Exercise task. Output the material beneath this task exactly, images excluded.

>>>>>

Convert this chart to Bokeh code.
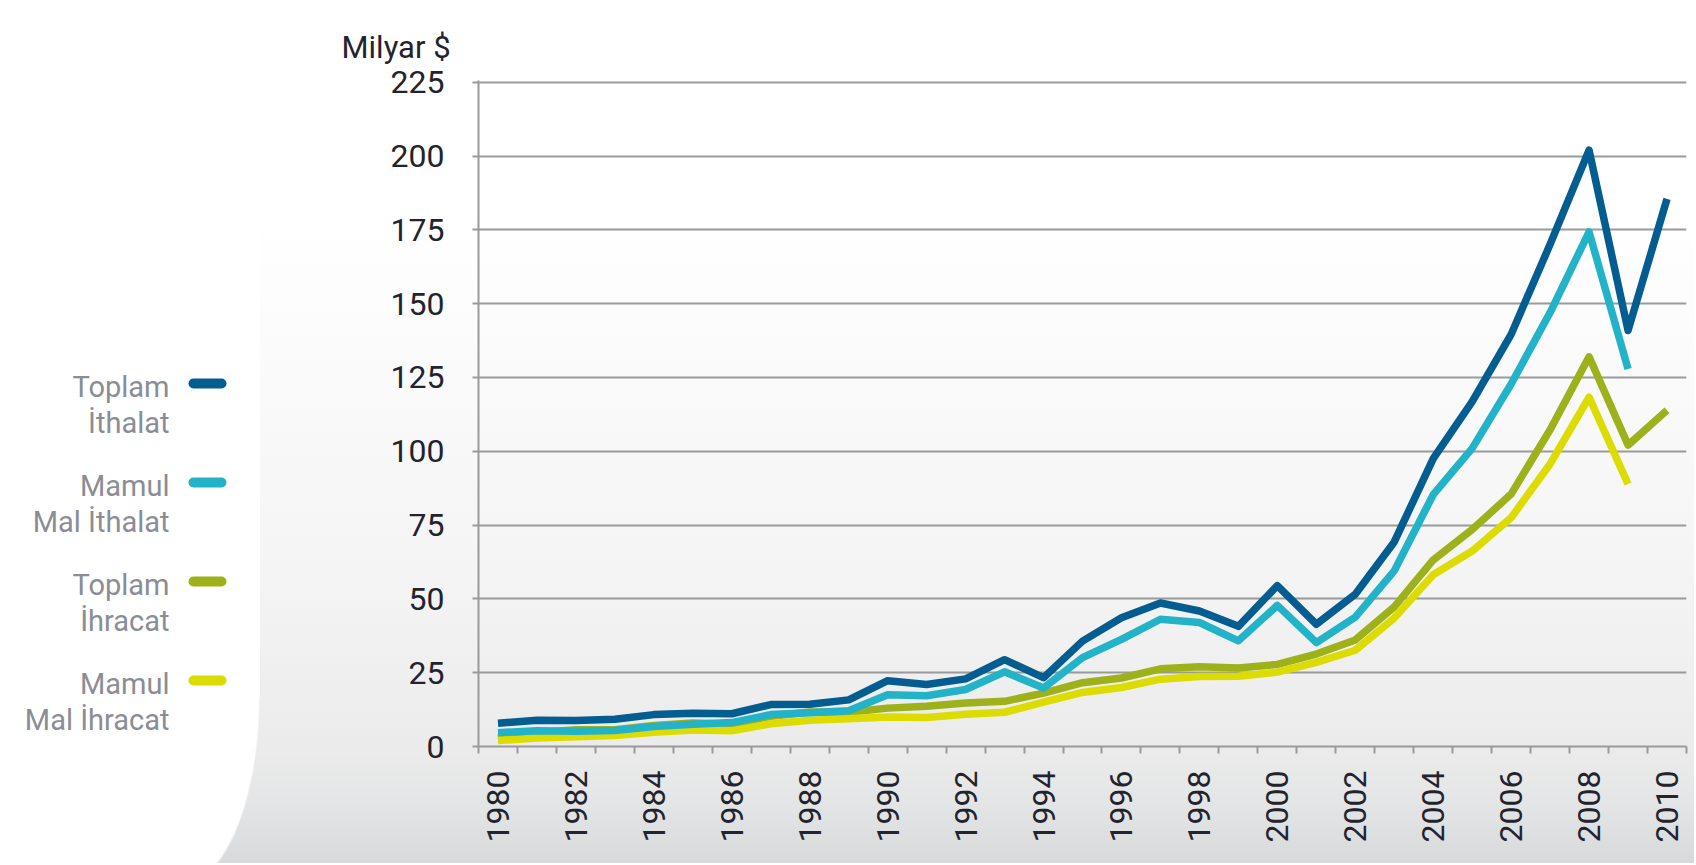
import math
from bokeh.plotting import figure
from bokeh.layouts import row
from bokeh.models import Range1d, FixedTicker, ColumnDataSource, LinearAxis
from bokeh.core.properties import value
from bokeh.embed import file_html
from bokeh.resources import INLINE

nan = float("nan")

years = [1980, 1981, 1982, 1983, 1984, 1985, 1986, 1987, 1988, 1989,
         1990, 1991, 1992, 1993, 1994, 1995, 1996, 1997, 1998, 1999,
         2000, 2001, 2002, 2003, 2004, 2005, 2006, 2007, 2008, 2009, 2010]

toplam_ithalat = [7.9, 8.9, 8.8, 9.2, 10.8, 11.3, 11.1, 14.2, 14.3, 15.8,
                  22.3, 21.0, 22.9, 29.4, 23.3, 35.7, 43.6, 48.6, 45.9, 40.7,
                  54.5, 41.4, 51.6, 69.3, 97.5, 116.8, 139.6, 170.1, 202.0, 140.9, 185.5]

mamul_ithalat = [4.7, 5.3, 5.2, 5.4, 6.8, 7.5, 8.1, 10.8, 11.4, 12.1,
                 17.5, 17.2, 19.3, 25.3, 19.8, 30.1, 36.3, 43.1, 42.0, 35.8,
                 47.8, 35.2, 43.8, 59.5, 85.3, 101.0, 122.8, 147.0, 174.3, 127.9, nan]

toplam_ihracat = [2.9, 4.7, 5.7, 5.7, 7.1, 8.0, 7.5, 10.2, 11.7, 11.6,
                  13.0, 13.6, 14.7, 15.3, 18.1, 21.6, 23.2, 26.3, 27.0, 26.6,
                  27.8, 31.3, 36.1, 47.3, 63.2, 73.5, 85.5, 107.3, 132.0, 102.1, 113.9]

mamul_ihracat = [2.0, 2.9, 3.3, 3.7, 4.8, 5.6, 5.3, 7.7, 8.9, 9.4,
                 10.0, 9.8, 10.9, 11.6, 15.0, 18.3, 20.0, 22.8, 23.7, 23.8,
                 25.2, 28.5, 32.6, 43.5, 58.2, 66.2, 77.5, 95.7, 118.3, 88.9, nan]

series_names = ["Toplam\nİthalat", "Mamul\nMal İthalat", "Toplam\nİhracat", "Mamul\nMal İhracat"]
series_colors = ["#035d90", "#22b3c8", "#9cb11a", "#dcdc02"]
series_values = [toplam_ithalat, mamul_ithalat, toplam_ihracat, mamul_ihracat]
draw_order = [2, 3, 1, 0]

y_ticks = [0, 25, 50, 75, 100, 125, 150, 175, 200, 225]
x_label_years = [1980, 1982, 1984, 1986, 1988, 1990, 1992, 1994, 1996, 1998,
                 2000, 2002, 2004, 2006, 2008, 2010]
unit_label = "Milyar $"

FONT = "Roboto"
W = 1694
H = 863
LEG_W = 330
MAIN_W = W - LEG_W
TOP = 80      # frame top (px from page top)
BOTTOM = 746  # frame bottom

grad = ("linear-gradient(to bottom, #ffffff 0%, #ffffff 25%, #fbfbfb 40%, "
        "#f4f4f4 67%, #ebebeb 87%, #e4e5e6 93%, #d8d9db 100%)")

# ---------------- legend panel ----------------
leg = figure(width=LEG_W, height=H, x_range=Range1d(0, LEG_W), y_range=Range1d(BOTTOM, TOP),
             x_axis_type=None, y_axis_type=None, toolbar_location=None,
             output_backend="svg", min_border=0, min_border_left=0, min_border_right=0,
             min_border_top=TOP, min_border_bottom=H - BOTTOM)
leg.grid.visible = False
leg.outline_line_color = None
leg.background_fill_alpha = 0
leg.border_fill_alpha = 0
leg.styles = {
    "background-image": ("linear-gradient(#ffffff, #ffffff), linear-gradient(#ffffff, #ffffff), "
                         "radial-gradient(ellipse 80px 190px at 180px 697px, #ffffff 98%, "
                         "rgba(255,255,255,0) 100%), " + grad),
    "background-size": "260px 697px, 180px 100%, 100% 100%, 100% 100%",
    "background-repeat": "no-repeat",
}

entry_top = 386
entry_gap = 99
line_gap = 36
l1_x, l1_y, l1_t, l2_x, l2_y, l2_t = [], [], [], [], [], []
sw_y = []
for i, name in enumerate(series_names):
    a, b = name.split("\n")
    base = entry_top + i * entry_gap
    l1_x.append(169); l1_y.append(base); l1_t.append(a)
    l2_x.append(169); l2_y.append(base + line_gap); l2_t.append(b)
    sw_y.append(base - 3)

for xs, ys, ts in [(l1_x, l1_y, l1_t), (l2_x, l2_y, l2_t)]:
    leg.text(x=xs, y=ys, text=ts, text_align="right", text_baseline="alphabetic",
             text_font=value(FONT), text_font_size="29px", text_color="#8a8d96")

leg.segment(x0=[193] * 4, x1=[221] * 4, y0=sw_y, y1=sw_y, line_width=10,
            line_cap="round", color=series_colors)

# ---------------- main chart ----------------
p = figure(width=MAIN_W, height=H, x_range=Range1d(1979.5, 2010.5), y_range=Range1d(0, 225.6),
           toolbar_location=None, output_backend="svg",
           min_border_left=148, min_border_right=8, min_border_top=TOP,
           min_border_bottom=H - BOTTOM)
p.background_fill_alpha = 0
p.border_fill_alpha = 0
p.outline_line_color = None
p.styles = {"background-image": grad, "background-repeat": "no-repeat",
            "background-size": "100% 100%"}

# invisible spacer axis above the frame: lifts the unit title higher
spacer = LinearAxis(ticker=FixedTicker(ticks=[]), axis_line_color=None,
                    major_tick_line_color=None, minor_tick_line_color=None,
                    major_tick_out=17, major_tick_in=0, minor_tick_out=0, minor_tick_in=0,
                    major_label_standoff=0)
p.add_layout(spacer, "above")

# unit label as the plot title, shifted left above the y tick labels
p.title.text = unit_label
p.title.align = "left"
p.title.vertical_align = "top"
p.title.offset = -137
p.title.standoff = 25
p.title.text_font = FONT
p.title.text_font_size = "31px"
p.title.text_font_style = "normal"
p.title.text_color = "#23232d"

# x axis
xax = p.below[0]
xax.ticker = FixedTicker(ticks=x_label_years,
                         minor_ticks=[y - 0.5 for y in years] + [years[-1] + 0.5])
xax.major_tick_out = 0
xax.major_tick_in = 0
xax.minor_tick_out = 7
xax.minor_tick_in = 0
xax.minor_tick_line_color = "#9a9a9a"
xax.minor_tick_line_width = 2
xax.axis_line_color = "#9a9a9a"
xax.axis_line_width = 2
xax.major_label_orientation = math.pi / 2
xax.major_label_standoff = 17
xax.major_label_text_font = FONT
xax.major_label_text_font_size = "32px"
xax.major_label_text_color = "#23232d"
p.xgrid.visible = False

# y axis
yax = p.yaxis[0]
yax.ticker = FixedTicker(ticks=y_ticks)
yax.minor_tick_out = 0
yax.minor_tick_in = 0
yax.major_tick_out = 6
yax.major_tick_in = 0
yax.major_tick_line_color = "#9a9a9a"
yax.major_tick_line_width = 2
yax.axis_line_color = "#9a9a9a"
yax.axis_line_width = 2
yax.major_label_standoff = 28
yax.major_label_text_font = FONT
yax.major_label_text_font_size = "32px"
yax.major_label_text_color = "#23232d"
p.ygrid.ticker = FixedTicker(ticks=y_ticks)
p.ygrid.grid_line_color = "#9a9a9a"
p.ygrid.grid_line_width = 2

for i in draw_order:
    src = ColumnDataSource(dict(x=years, y=series_values[i]))
    p.line("x", "y", source=src, line_color=series_colors[i], line_width=7.5,
           line_join="round", line_cap="butt")

layout = row(leg, p, spacing=0)

open("out.html", "w").write(file_html(layout, INLINE))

<<<<<

The result.
Convert this chart to Bokeh code.
import math
from bokeh.plotting import figure
from bokeh.layouts import row
from bokeh.models import Range1d, FixedTicker, ColumnDataSource, LinearAxis
from bokeh.core.properties import value
from bokeh.embed import file_html
from bokeh.resources import INLINE

nan = float("nan")

years = [1980, 1981, 1982, 1983, 1984, 1985, 1986, 1987, 1988, 1989,
         1990, 1991, 1992, 1993, 1994, 1995, 1996, 1997, 1998, 1999,
         2000, 2001, 2002, 2003, 2004, 2005, 2006, 2007, 2008, 2009, 2010]

toplam_ithalat = [7.9, 8.9, 8.8, 9.2, 10.8, 11.3, 11.1, 14.2, 14.3, 15.8,
                  22.3, 21.0, 22.9, 29.4, 23.3, 35.7, 43.6, 48.6, 45.9, 40.7,
                  54.5, 41.4, 51.6, 69.3, 97.5, 116.8, 139.6, 170.1, 202.0, 140.9, 185.5]

mamul_ithalat = [4.7, 5.3, 5.2, 5.4, 6.8, 7.5, 8.1, 10.8, 11.4, 12.1,
                 17.5, 17.2, 19.3, 25.3, 19.8, 30.1, 36.3, 43.1, 42.0, 35.8,
                 47.8, 35.2, 43.8, 59.5, 85.3, 101.0, 122.8, 147.0, 174.3, 127.9, nan]

toplam_ihracat = [2.9, 4.7, 5.7, 5.7, 7.1, 8.0, 7.5, 10.2, 11.7, 11.6,
                  13.0, 13.6, 14.7, 15.3, 18.1, 21.6, 23.2, 26.3, 27.0, 26.6,
                  27.8, 31.3, 36.1, 47.3, 63.2, 73.5, 85.5, 107.3, 132.0, 102.1, 113.9]

mamul_ihracat = [2.0, 2.9, 3.3, 3.7, 4.8, 5.6, 5.3, 7.7, 8.9, 9.4,
                 10.0, 9.8, 10.9, 11.6, 15.0, 18.3, 20.0, 22.8, 23.7, 23.8,
                 25.2, 28.5, 32.6, 43.5, 58.2, 66.2, 77.5, 95.7, 118.3, 88.9, nan]

series_names = ["Toplam\nİthalat", "Mamul\nMal İthalat", "Toplam\nİhracat", "Mamul\nMal İhracat"]
series_colors = ["#035d90", "#22b3c8", "#9cb11a", "#dcdc02"]
series_values = [toplam_ithalat, mamul_ithalat, toplam_ihracat, mamul_ihracat]
draw_order = [2, 3, 1, 0]

y_ticks = [0, 25, 50, 75, 100, 125, 150, 175, 200, 225]
x_label_years = [1980, 1982, 1984, 1986, 1988, 1990, 1992, 1994, 1996, 1998,
                 2000, 2002, 2004, 2006, 2008, 2010]
unit_label = "Milyar $"

FONT = "Roboto"
W = 1694
H = 863
LEG_W = 330
MAIN_W = W - LEG_W
TOP = 80      # frame top (px from page top)
BOTTOM = 746  # frame bottom

grad = ("linear-gradient(to bottom, #ffffff 0%, #ffffff 25%, #fbfbfb 40%, "
        "#f4f4f4 67%, #ebebeb 87%, #e4e5e6 93%, #d8d9db 100%)")

# ---------------- legend panel ----------------
leg = figure(width=LEG_W, height=H, x_range=Range1d(0, LEG_W), y_range=Range1d(BOTTOM, TOP),
             x_axis_type=None, y_axis_type=None, toolbar_location=None,
             output_backend="svg", min_border=0, min_border_left=0, min_border_right=0,
             min_border_top=TOP, min_border_bottom=H - BOTTOM)
leg.grid.visible = False
leg.outline_line_color = None
leg.background_fill_alpha = 0
leg.border_fill_alpha = 0
leg.styles = {
    "background-image": ("linear-gradient(#ffffff, #ffffff), linear-gradient(#ffffff, #ffffff), "
                         "radial-gradient(ellipse 80px 190px at 180px 697px, #ffffff 98%, "
                         "rgba(255,255,255,0) 100%), " + grad),
    "background-size": "260px 697px, 180px 100%, 100% 100%, 100% 100%",
    "background-repeat": "no-repeat",
}

entry_top = 386
entry_gap = 99
line_gap = 36
l1_x, l1_y, l1_t, l2_x, l2_y, l2_t = [], [], [], [], [], []
sw_y = []
for i, name in enumerate(series_names):
    a, b = name.split("\n")
    base = entry_top + i * entry_gap
    l1_x.append(169); l1_y.append(base); l1_t.append(a)
    l2_x.append(169); l2_y.append(base + line_gap); l2_t.append(b)
    sw_y.append(base - 3)

for xs, ys, ts in [(l1_x, l1_y, l1_t), (l2_x, l2_y, l2_t)]:
    leg.text(x=xs, y=ys, text=ts, text_align="right", text_baseline="alphabetic",
             text_font=value(FONT), text_font_size="29px", text_color="#8a8d96")

leg.segment(x0=[193] * 4, x1=[221] * 4, y0=sw_y, y1=sw_y, line_width=10,
            line_cap="round", color=series_colors)

# ---------------- main chart ----------------
p = figure(width=MAIN_W, height=H, x_range=Range1d(1979.5, 2010.5), y_range=Range1d(0, 225.6),
           toolbar_location=None, output_backend="svg",
           min_border_left=148, min_border_right=8, min_border_top=TOP,
           min_border_bottom=H - BOTTOM)
p.background_fill_alpha = 0
p.border_fill_alpha = 0
p.outline_line_color = None
p.styles = {"background-image": grad, "background-repeat": "no-repeat",
            "background-size": "100% 100%"}

# invisible spacer axis above the frame: lifts the unit title higher
spacer = LinearAxis(ticker=FixedTicker(ticks=[]), axis_line_color=None,
                    major_tick_line_color=None, minor_tick_line_color=None,
                    major_tick_out=17, major_tick_in=0, minor_tick_out=0, minor_tick_in=0,
                    major_label_standoff=0)
p.add_layout(spacer, "above")

# unit label as the plot title, shifted left above the y tick labels
p.title.text = unit_label
p.title.align = "left"
p.title.vertical_align = "top"
p.title.offset = -137
p.title.standoff = 25
p.title.text_font = FONT
p.title.text_font_size = "31px"
p.title.text_font_style = "normal"
p.title.text_color = "#23232d"

# x axis
xax = p.below[0]
xax.ticker = FixedTicker(ticks=x_label_years,
                         minor_ticks=[y - 0.5 for y in years] + [years[-1] + 0.5])
xax.major_tick_out = 0
xax.major_tick_in = 0
xax.minor_tick_out = 7
xax.minor_tick_in = 0
xax.minor_tick_line_color = "#9a9a9a"
xax.minor_tick_line_width = 2
xax.axis_line_color = "#9a9a9a"
xax.axis_line_width = 2
xax.major_label_orientation = math.pi / 2
xax.major_label_standoff = 17
xax.major_label_text_font = FONT
xax.major_label_text_font_size = "32px"
xax.major_label_text_color = "#23232d"
p.xgrid.visible = False

# y axis
yax = p.yaxis[0]
yax.ticker = FixedTicker(ticks=y_ticks)
yax.minor_tick_out = 0
yax.minor_tick_in = 0
yax.major_tick_out = 6
yax.major_tick_in = 0
yax.major_tick_line_color = "#9a9a9a"
yax.major_tick_line_width = 2
yax.axis_line_color = "#9a9a9a"
yax.axis_line_width = 2
yax.major_label_standoff = 28
yax.major_label_text_font = FONT
yax.major_label_text_font_size = "32px"
yax.major_label_text_color = "#23232d"
p.ygrid.ticker = FixedTicker(ticks=y_ticks)
p.ygrid.grid_line_color = "#9a9a9a"
p.ygrid.grid_line_width = 2

for i in draw_order:
    src = ColumnDataSource(dict(x=years, y=series_values[i]))
    p.line("x", "y", source=src, line_color=series_colors[i], line_width=7.5,
           line_join="round", line_cap="butt")

layout = row(leg, p, spacing=0)

open("out.html", "w").write(file_html(layout, INLINE))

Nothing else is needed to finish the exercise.